B. Erik Ydstie, Sukumar Balaji, and Sudhir Ranjan. Department of Chemical Engineering, Carnegie Mellon University, 5000 Forbes Ave, Pittsburgh, PA 15213

In the current study, we model the variations in geometric topology and the interactions between two immiscible fluids using Finite Element Method. The well known technique, Level Set Method is employed to track the changes in shapes, moving boundaries and interactions between fluids. The Multiphysics modeling software COMSOL is used for this purpose. To test the predictions, the modeling work is coordinated with experimental efforts.

In order to obtain a silicon film of varying thickness at the surface of molten substrate, a drift of silicon melt in a known volume of molten substrate such as slag was modeled. Based on the slag properties, the moving boundary problem is simulated. Experiments were carried out at 1500C to melt silicon in slag, which is comprised of various metal oxides and whose melting point is around 1000-1200C. The set-up is then slowly cooled to study the stability of the melt at room temperature. Both the experimental and the simulated results confirm the formation of stabilized shapes with varying sizes based on the physical properties of both the slag and the silicon melt.
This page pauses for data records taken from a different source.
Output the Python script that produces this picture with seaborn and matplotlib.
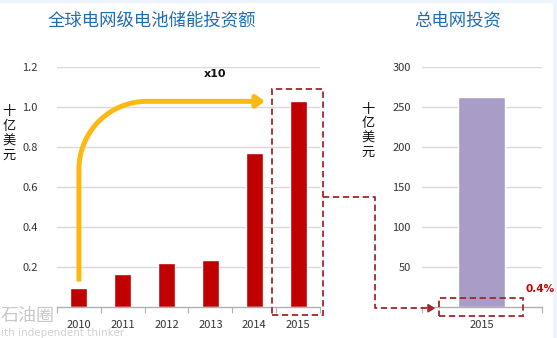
import matplotlib
matplotlib.use("Agg")
import matplotlib.pyplot as plt
import seaborn as sns
import pandas as pd
from matplotlib.path import Path
from matplotlib.patches import FancyArrowPatch, Rectangle
from matplotlib.lines import Line2D
from matplotlib.ticker import FixedLocator

# Grid-scale battery storage investment (billion USD)
years = ["2010", "2011", "2012", "2013", "2014", "2015"]
storage = [0.095, 0.163, 0.22, 0.235, 0.77, 1.03]

# Total grid investment (billion USD)
grid_year = ["2015"]
grid_total = [262]

share_label = "0.4%"
growth_label = "x10"
title_left = "全球电网级电池储能投资额"
title_right = "总电网投资"
unit_label = "十亿美元"

sns.set_theme(style="white")
plt.rcParams["font.family"] = ["Noto Sans CJK SC", "DejaVu Sans"]

W, H = 557, 338
fig = plt.figure(figsize=(W / 100, H / 100), dpi=100)
fig.patch.set_facecolor("#edf4fb")
fig.add_artist(Rectangle((0, 0), 553 / W, 335 / H, transform=fig.transFigure,
                         facecolor="white", edgecolor="none", zorder=-10))


def px_axes(x0, y0, x1, y1):
    return fig.add_axes([x0 / W, 1 - y1 / H, (x1 - x0) / W, (y1 - y0) / H])


tick_color = "#333333"
grid_color = "#d9d9d9"
dash_color = "#a3262a"
bar_red = "#c00000"

# ---- left panel ----
ax1 = px_axes(57, 66.7, 320, 307)
df1 = pd.DataFrame({"year": years, "value": storage})
sns.barplot(data=df1, x="year", y="value", color=bar_red, saturation=1,
            width=0.39, ax=ax1)
ax1.set_xlim(-0.5, 5.5)
ax1.set_ylim(0, 1.2)
ax1.set_yticks([0.2, 0.4, 0.6, 0.8, 1.0, 1.2])
ax1.set_yticklabels(["0.2", "0.4", "0.6", "0.8", "1.0", "1.2"])
ax1.yaxis.grid(True, color=grid_color, linewidth=1)
ax1.set_axisbelow(True)

# ---- right panel ----
ax2 = px_axes(421.7, 66.7, 541.7, 307)
df2 = pd.DataFrame({"year": grid_year, "value": grid_total})
sns.barplot(data=df2, x="year", y="value", color="#a99cc7", saturation=1,
            width=0.39, ax=ax2)
ax2.set_xlim(-0.5, 0.5)
ax2.set_ylim(0, 300)
ax2.set_yticks([50, 100, 150, 200, 250, 300])
ax2.yaxis.grid(True, color=grid_color, linewidth=1)
ax2.set_axisbelow(True)

for ax, pad in ((ax1, 14), (ax2, 8)):
    for s in ("top", "right", "left"):
        ax.spines[s].set_visible(False)
    ax.spines["bottom"].set_color("#b0b0b0")
    ax.spines["bottom"].set_linewidth(1)
    ax.set_xlabel("")
    ax.set_ylabel("")
    ax.tick_params(axis="y", length=0, pad=pad, labelsize=8, labelcolor=tick_color)
    ax.tick_params(axis="x", which="major", length=0, pad=9, labelsize=8,
                   labelcolor=tick_color)
    n = len(ax.get_xticks())
    ax.xaxis.set_minor_locator(FixedLocator([i - 0.5 for i in range(n + 1)]))
    ax.tick_params(axis="x", which="minor", bottom=True, length=4,
                   width=0.8, color="#b0b0b0", direction="out")

# unit labels, one character per line
for cx, cy0 in ((9, 112), (368, 109)):
    for i, ch in enumerate(unit_label):
        fig.text(cx / W, 1 - (cy0 + 14.5 * i) / H, ch, ha="center",
                 va="center", fontsize=9.5, color="#111111")

# titles
title_color = "#1f6db5"
fig.text(152 / W, 1 - 20 / H, title_left, ha="center", va="center",
         fontsize=12.5, color=title_color)
fig.text(458 / W, 1 - 20 / H, title_right, ha="center", va="center",
         fontsize=12.5, color=title_color)

# growth arrow from the 2010 bar up and across to the 2015 level
x0, y0 = 0, 0.127
yh = 1.027
rx, ry = 1.55, 0.34
k = 0.5523
x_end = 4.25
verts = [(x0, y0), (x0, yh - ry),
         (x0, yh - ry + k * ry), (x0 + rx - k * rx, yh), (x0 + rx, yh),
         (x_end, yh)]
codes = [Path.MOVETO, Path.LINETO, Path.CURVE4, Path.CURVE4, Path.CURVE4,
         Path.LINETO]
arrow = FancyArrowPatch(path=Path(verts, codes),
                        arrowstyle="-|>,head_length=5,head_width=3.5",
                        color="#fdb913", linewidth=3.6, joinstyle="round",
                        capstyle="butt", transform=ax1.transData,
                        clip_on=False, zorder=5)
ax1.add_patch(arrow)
ax1.text(3.1, 1.165, growth_label, ha="center", va="center", fontsize=8,
         fontweight="bold", color="#111111", family="DejaVu Sans")

# dashed highlight around the 2015 bar
dash_kw = dict(edgecolor=dash_color, facecolor="none", linewidth=1.3,
               linestyle=(0, (3.5, 2)), clip_on=False, zorder=6)
box_big = Rectangle((4.40, -0.04), 1.16, 1.13, transform=ax1.transData, **dash_kw)
ax1.add_patch(box_big)
box_small = Rectangle((-0.356, -11.6), 0.698, 22.5, transform=ax2.transData, **dash_kw)
ax2.add_patch(box_small)
ax2.text(0.49, 22, share_label, ha="center", va="center", fontsize=7.5,
         fontweight="bold", color=bar_red, family="DejaVu Sans", clip_on=False)

# dashed connector from the big box to the small box
fig.canvas.draw()
to_fig = fig.transFigure.inverted()
bx, by = to_fig.transform(ax1.transData.transform((5.56, 0.55)))
sx, sy = to_fig.transform(ax2.transData.transform((-0.356, -1.5)))
mx = 375 / W
fig.add_artist(Line2D([bx, mx, mx, sx - 8 / W], [by, by, sy, sy],
                      transform=fig.transFigure, color=dash_color,
                      linewidth=1.3, linestyle=(0, (3.5, 2)), zorder=6))
fig.add_artist(FancyArrowPatch((sx - 10 / W, sy), (sx - 1 / W, sy),
                               transform=fig.transFigure,
                               arrowstyle="-|>,head_length=4,head_width=2.5",
                               color=dash_color, linewidth=1.2, zorder=6))

# watermark
fig.text(1 / W, 1 - 316 / H, "石油圈", ha="left", va="center", fontsize=13,
         color="#c8c8c8", zorder=0)
fig.text(1 / W, 1 - 333.5 / H, "ith independent thinker", ha="left",
         va="center", fontsize=7.5, color="#d2d2d2", family="DejaVu Sans", zorder=0)

fig.savefig("out.png", dpi=100)
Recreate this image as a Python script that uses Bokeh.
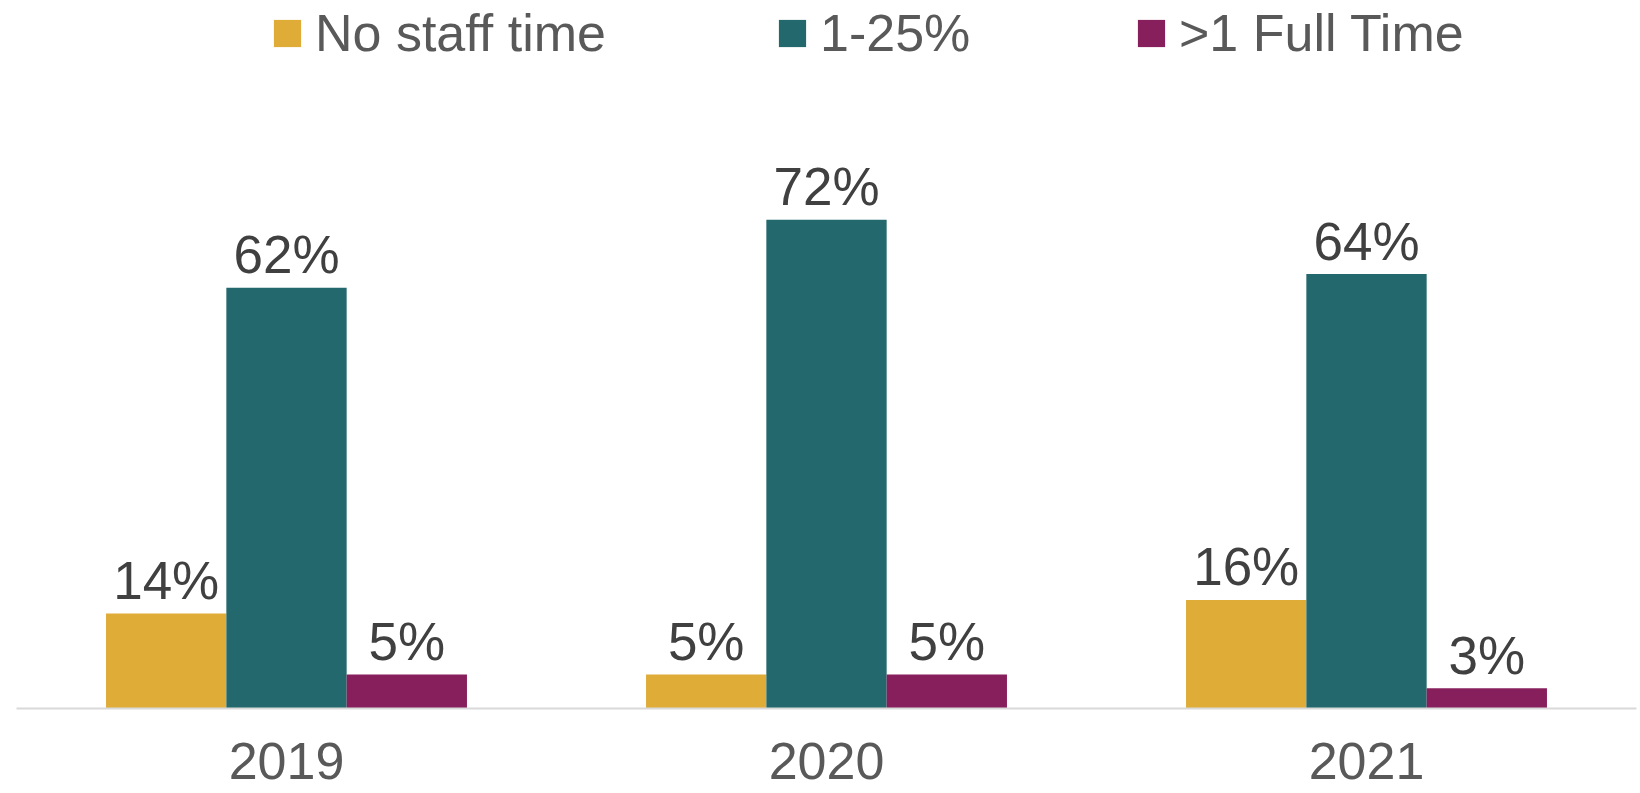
from bokeh.plotting import figure
from bokeh.models import ColumnDataSource, Legend, LegendItem, Range1d, FactorRange
from bokeh.core.properties import value
from bokeh.transform import dodge
from bokeh.embed import file_html
from bokeh.resources import INLINE

years = ["2019", "2020", "2021"]
series = ["No staff time", "1-25%", ">1 Full Time"]
no_staff = [14, 5, 16]
low_pct = [62, 72, 64]
full_time = [5, 5, 3]
colors = ["#DFAC38", "#22686C", "#871F5C"]

FONT = "Liberation Sans"

p = figure(x_range=FactorRange(*years, range_padding=0), y_range=Range1d(0, 104.3),
           width=1640, height=793, output_backend="svg", toolbar_location=None,
           min_border_left=16, min_border_right=4, min_border_top=0, min_border_bottom=85)
p.outline_line_color = None
p.grid.visible = False
p.yaxis.visible = False
p.background_fill_color = None
p.border_fill_color = "white"

xa = p.xaxis[0]
xa.axis_line_color = "#D9D9D9"
xa.axis_line_width = 2
xa.major_tick_line_color = None
xa.minor_tick_line_color = None
xa.major_label_text_font = FONT
xa.major_label_text_font_size = "52px"
xa.major_label_text_color = "#595959"
xa.major_label_standoff = 28

src = ColumnDataSource(dict(year=years, s0=no_staff, s1=low_pct, s2=full_time,
                            l0=[f"{v}%" for v in no_staff],
                            l1=[f"{v}%" for v in low_pct],
                            l2=[f"{v}%" for v in full_time]))

w = 0.2228
offsets = [-w, 0.0, w]
renderers = []
for i, (off, col) in enumerate(zip(offsets, colors)):
    r = p.vbar(x=dodge("year", off, range=p.x_range), top=f"s{i}", width=w,
               source=src, fill_color=col, line_color=None)
    renderers.append(r)
    p.text(x=dodge("year", off, range=p.x_range), y=f"s{i}", text=f"l{i}",
           source=src, text_align="center", text_baseline="alphabetic", y_offset=-33,
           text_font=value(FONT), text_font_size="53px", text_color="#404040")

legend_x = [254, 759, 1118]
for name, r, lx in zip(series, renderers, legend_x):
    lg = Legend(items=[LegendItem(label=name, renderers=[r])], location=(lx, 645),
                orientation="horizontal", padding=0, margin=0, border_line_color=None,
                background_fill_alpha=0, glyph_width=34, glyph_height=34, label_standoff=11,
                label_text_font=FONT, label_text_font_size="52px", label_text_color="#595959",
                label_text_line_height=1.0, label_height=25)
    p.add_layout(lg, "center")

open("out.html", "w").write(file_html(p, INLINE))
The simulated model is then used to carry out sensitivity analysis for the two phase system. The most important physical parameters that characterize the final form of the silicon film are density, surface tension, viscosity and the film thickness. The sensitivity of each parameter is studied individually by keeping other parameters constant. Based on the influence of each parameter, outstretching of silicon melts on molten slag system and ways of continuous floating of the thin layer on the slag surface are being devised.

Keywords: Level set method, two phase flow, moving boundary, sensitivity analysis, COMSOL Multiphysics.